Others aspects, not so much.
However, I want people who are using bmc-code-mgmt already to be able
to use phosphor-ipmi-flash/burn_my_bmc to send down their payloads.
In this case, it can be done very trivially -->
Note: this isn't a ubi tarball update, but that is also supported by
bmc-code-mgmt (I think).
Lei, to use phosphor-ipmi-flash for this, you'd have the verify object
in phosphor-ipmi-flash trigger the "apply" property (and check on the
result somehow) -- I think I saw there's a property for the result.
And you'd have to configure the temporary location variable to be
/tmp/images/ -- you could then send the tarball down to something
like, blob:/flash/statictar and it would know to trigger the things.
-- It will only take one patchset to let burn_my_bmc take any "type"
field that then gets translated directly into the blob. So today it
doesn't check for a /flash/statictar blob, but it could easily check
for any blob specified. --
phosphor-ipmi-flash expects an image handler, where the bytes are
written, a verification object, and an update object.

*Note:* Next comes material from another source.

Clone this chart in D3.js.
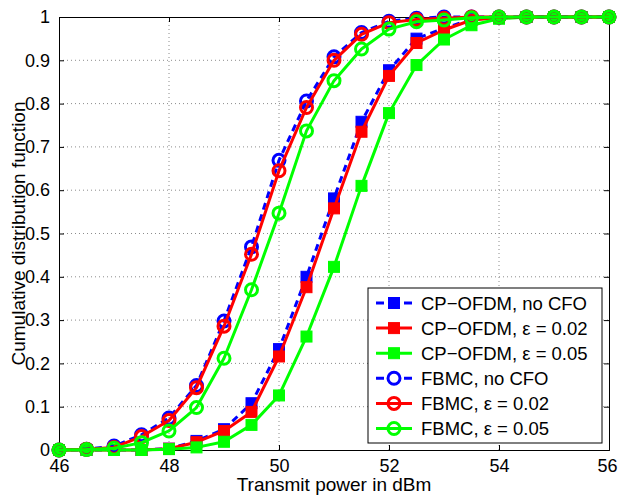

- where the bytes are written, there is a file handler object that
will blindly write bytes, could be used trivially for this just set
destination to whatever.
- the verification object could trigger the dbus call, it just needs
to be able to report success/failure
- there is a reboot update object provided that's just "available"
already because we use static image updating presently.
Lei, if I were to provide you some patches in a couple weeks are you
in a position to test? I'll help you configure your system. I'll be
busy for the next week, but after that I would like to roll this out
for those already using bmc-code-mgmt.
***Provided the bmc-code-mgmt can report whether it successfully
verified the image against the signature(s). I think it does, and if
not, I bet it would be easy to add such a property and enum in
phosphor-dbus-interfaces to support this extension.